After a new client’s assessment is complete, it is time to start teaching him/her the skills that were identified as lacking. However, many of these children have never been in instructional settings and may not be used to sitting at a table and doing work. Additionally, the child may not be used to receiving instruction from anyone other than his or her parents. For these children, it is likely that immediately requiring them to sit at the table and work for 10-15 minutes may result in problem behavior such as screaming, crying, or aggression and noncompliance with demands. We have many techniques for gaining compliance in this intensive teaching situation.
The first session or two with a new client is spent “pairing” ourselves with reinforcement. During this time, the therapist places few, if any, demands on the child and provides as much social (praise, tickles, etc.) and tangible (toys, food, etc.) reinforcement as possible. Reinforcement is anything the child enjoys which he or she would be willing to work to obtain. Pairing establishes the therapist as someone who provides good things and who the child enjoys being around. This process makes it more likely that the child will comply with the therapist’s instructions. It also allows the therapist time to determine what activities and toys the child enjoys and will be most motivated to work to obtain. Pairing may take less time with children who are more advanced and have attended school or been in other instructional settings.

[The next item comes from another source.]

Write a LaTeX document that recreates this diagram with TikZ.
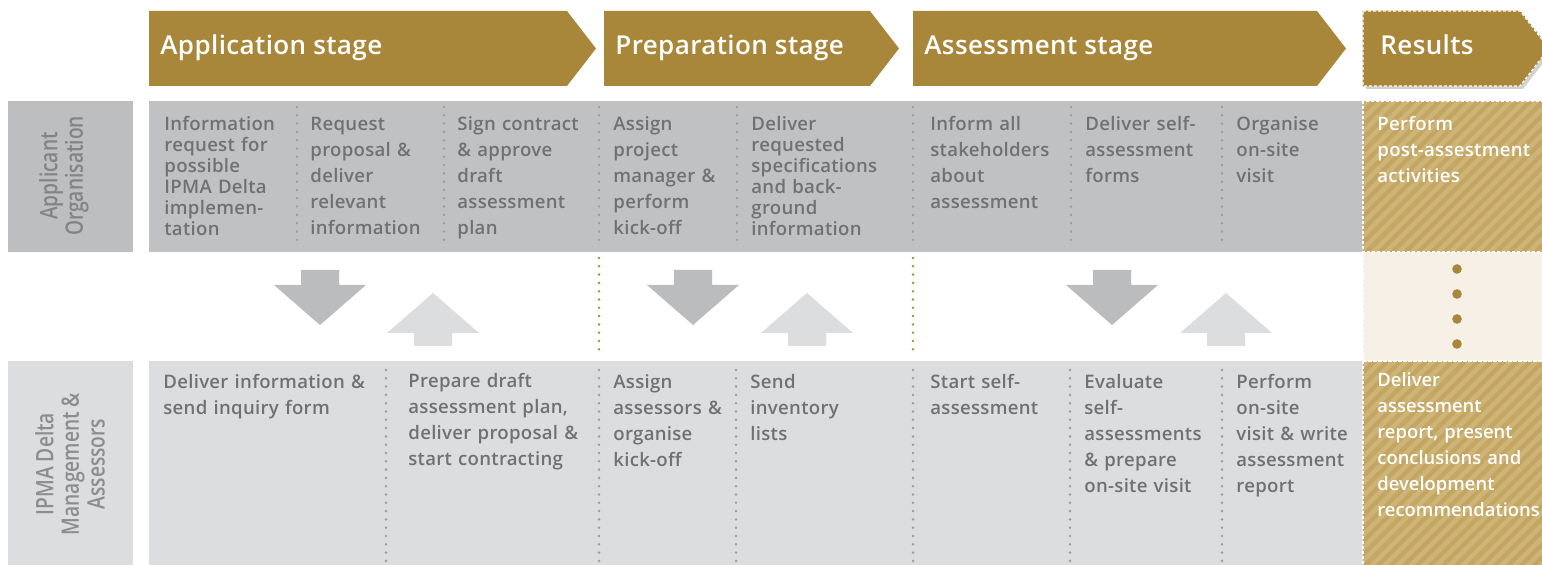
\documentclass[tikz,border=0pt]{standalone}
\usepackage{fontspec}
\setmainfont{Open Sans}
\newfontfamily\hdrfont[LetterSpace=1.5]{Open Sans Semibold}
\newfontfamily\bodyfont[LetterSpace=1.5]{Open Sans Semibold}
\newfontfamily\tightbodyfont[LetterSpace=0]{Open Sans Semibold}
\newfontfamily\labfont[FakeStretch=0.8]{Open Sans Semibold}
\usetikzlibrary{shadows}
\definecolor{gold}{HTML}{A8873A}
\definecolor{dotgold}{HTML}{B08D3A}
\definecolor{rowA}{HTML}{C0C1C3}
\definecolor{rowB}{HTML}{DCDDDF}
\definecolor{labA}{HTML}{BDBEC0}
\definecolor{txt}{HTML}{707173}
\definecolor{labtxtA}{HTML}{838486}
\definecolor{labtxtB}{HTML}{8C8D8F}
\definecolor{dotg}{HTML}{9C9D9F}
\definecolor{hatch}{HTML}{C4A562}
\definecolor{hatchL}{HTML}{CDB477}
\definecolor{beige}{HTML}{F6F0E7}
\definecolor{arrDark}{HTML}{BBBCBE}
\definecolor{arrLight}{HTML}{DCDDDF}
\begin{document}
\begin{tikzpicture}[x=0.5pt,y=-0.5pt,
  cell/.style={anchor=base west, inner sep=0pt, align=left, text width=110pt, text=txt,
    font=\bodyfont\fontsize{9.3}{13}\selectfont},
  tight/.style={font=\bodyfont\fontsize{9.3}{10.5}\selectfont},
  restxt/.style={cell, text=white},
  hdr/.style={anchor=base west, inner sep=0pt, text=white, font=\hdrfont\fontsize{13}{15}\selectfont},
  lab/.style={rotate=90, align=center, inner sep=0pt, font=\labfont\fontsize{12}{12.75}\selectfont},
  sep/.style={draw=dotg, line width=1.4pt, line cap=round, dash pattern=on 0pt off 4.15pt},
  goldsep/.style={sep, draw=dotgold},
  resborder/.style={draw=white, line width=0.6pt, dash pattern=on 1.5pt off 1pt},
]
\useasboundingbox (0,0) rectangle (1542,565);
\fill[white] (0,0) rectangle (1542,565);

% rows
\fill[labA] (8,101) rectangle (133,252);
\fill[rowB] (8,361) rectangle (133,565);
\fill[rowA] (149,101) rectangle (1363,252);
\fill[rowB] (149,361) rectangle (1363,565);

% results cells
\begin{scope}
  \clip (1363,101) rectangle (1542,252) (1363,361) rectangle (1542,565);
  \fill[hatch] (1363,101) rectangle (1542,565);
  \foreach \i in {-500,-487,...,300} \draw[hatchL, line width=2.3pt] (1363+\i,580) -- ++(520,-520);
\end{scope}
\fill[beige] (1363,252) rectangle (1542,361);
\draw[resborder] (1363,101) rectangle (1545,252);
\draw[resborder] (1363,252) rectangle (1545,361);
\draw[resborder] (1363,361) rectangle (1545,568);
\foreach \yy in {269,294,319,344} \fill[gold] (1457,\yy) circle (2.4pt);

% headers
\fill[gold] (149,11) -- (567,11) -- (596,48.5) -- (567,86) -- (149,86) -- cycle;
\fill[gold] (604,11) -- (870,11) -- (899,48.5) -- (870,86) -- (604,86) -- cycle;
\fill[gold] (913,11) -- (1317,11) -- (1346,48.5) -- (1317,86) -- (913,86) -- cycle;
\filldraw[gold, drop shadow={shadow xshift=1.5pt, shadow yshift=-1.5pt, opacity=0.35}]
  (1363,11) -- (1520,11) -- (1549,48.5) -- (1520,86) -- (1363,86) -- cycle;
\draw[resborder] (1363,11) -- (1520,11) -- (1549,48.5) -- (1520,86) -- (1363,86) -- cycle;

\node[hdr] (h1) at (160,55) {Application stage};
\node[hdr] (h2) at (615,55) {Preparation stage};
\node[hdr] (h3) at (924,55) {Assessment stage};
\node[hdr] (h4) at (1380,55) {Results};

% labels
\node[lab, text=labtxtA] (la) at (64,176) {Applicant\\Organisation};
\node[lab, text=labtxtB] (lb) at (70,464) {IPMA Delta\\Management \&\\Assessors};

% separators row 1
\foreach \xx in {297,444,599,737,913,1071,1222} \draw[sep] (\xx,107) -- (\xx,245);
% separators middle
\foreach \xx in {599,913} \draw[goldsep] (\xx,258) -- (\xx,356);
% separators row 2
\foreach \xx in {386,599,736,913,1070,1222} \draw[sep] (\xx,370) -- (\xx,565);

% arrows
\foreach \c in {320,693,1112}
  \fill[arrDark] (\c-19,270) -- (\c+19,270) -- (\c+19,285) -- (\c+46,285) -- (\c,325)
     -- (\c-46,285) -- (\c-19,285) -- cycle;
\foreach \c in {433,807,1226}
  \fill[arrLight] (\c-19,346) -- (\c+19,346) -- (\c+19,333) -- (\c+46,333) -- (\c,293)
     -- (\c-46,333) -- (\c-19,333) -- cycle;

% row 1 texts
\node[cell, tight] (a1) at (164,131) {Information\\request for\\possible\\IPMA Delta\\implemen-\\tation};
\node[cell] (a2) at (310,131) {Request\\proposal \&\\deliver\\relevant\\information};
\node[cell] (a3) at (457,131) {Sign contract\\\& approve\\draft\\assessment\\plan};
\node[cell] (a4) at (613,131) {Assign\\project\\manager \&\\perform\\kick-off};
\node[cell, tight] (a5) at (751,131) {Deliver\\requested\\specifications\\and back-\\ground\\information};
\node[cell] (a6) at (930,131) {Inform all\\stakeholders\\about\\assessment};
\node[cell] (a7) at (1085,131) {Deliver self-\\assessment\\forms};
\node[cell] (a8) at (1236,131) {Organise\\on-site\\visit};
\node[restxt] (a9) at (1377,131) {Perform\\post-assestment\\activities};

% row 2 texts
\node[cell] (b1) at (163,389) {Deliver information \&\\send inquiry form};
\node[cell] (b2) at (408,388) {Prepare draft\\assessment plan,\\deliver proposal \&\\start contracting};
\node[cell] (b3) at (613,389) {Assign\\assessors \&\\organise\\kick-off};
\node[cell] (b4) at (750,389) {Send\\inventory\\lists};
\node[cell] (b5) at (930,389) {Start self-\\assessment};
\node[cell] (b6) at (1084,389) {Evaluate\\self-\\assessments\\\& prepare\\on-site visit};
\node[cell] (b7) at (1236,389) {Perform\\on-site\\visit \& write\\assessment\\report};
\node[restxt, font=\tightbodyfont\fontsize{9.2}{13}\selectfont] (b8) at (1377,387) {Deliver\\assessment\\report, present\\conclusions and\\development\\recommendations};
\end{tikzpicture}
\end{document}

Once the child comes to the therapist to gain reinforcement without engaging in problem behavior, “pairing” has been completed. At this time, demands are slowly introduced. Initially the therapist may begin incorporating demands into play activities away from the table. For instance, the therapist may require the child to say or sign “ball” before throwing it to the child. The next step might be to instruct the child to sit at the table for a short time while he or she watches a movie or eats a preferred food. Ideally, many different reinforcers should be provided at the table to establish the table initially as a place where good things happen, rather than work. Next, the therapist would instruct the child to sit at the table and complete only one demand before providing a tangible reinforcer or allowing the child to leave the table. When the child consistently does this without any problem behavior, the therapist may start to place two demands before providing reinforcement, and so on.

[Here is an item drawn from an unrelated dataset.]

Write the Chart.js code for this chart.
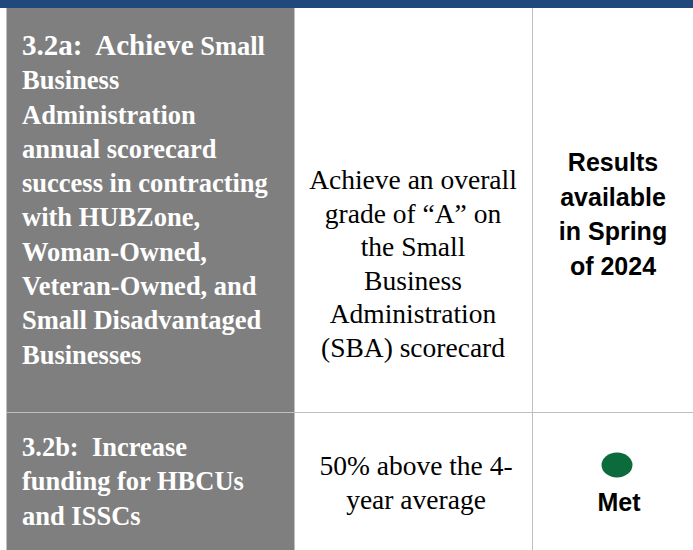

Gradually increasing the amount of work the child is required to do before reinforcement is provided ensures that the therapist and/or the table does not become unpleasant (aversive) for the child because of their association with demands. This might be seen in everyday life when a child has a tantrum when he or she is told to sit at the table for dinner. Usually this behavior occurs if the child finds eating difficult or unpleasant and the table is then associated with eating. The techniques described above could be used in this situation by playing with the child at the table and gradually increasing the amount of food he or she is required to eat. Another example might be a child who will scream or cry if told to take a bath because he or she finds washing or being washed aversive. In situations such as these, you can try pairing and gradually fading in demands at home to make everyday routines more enjoyable.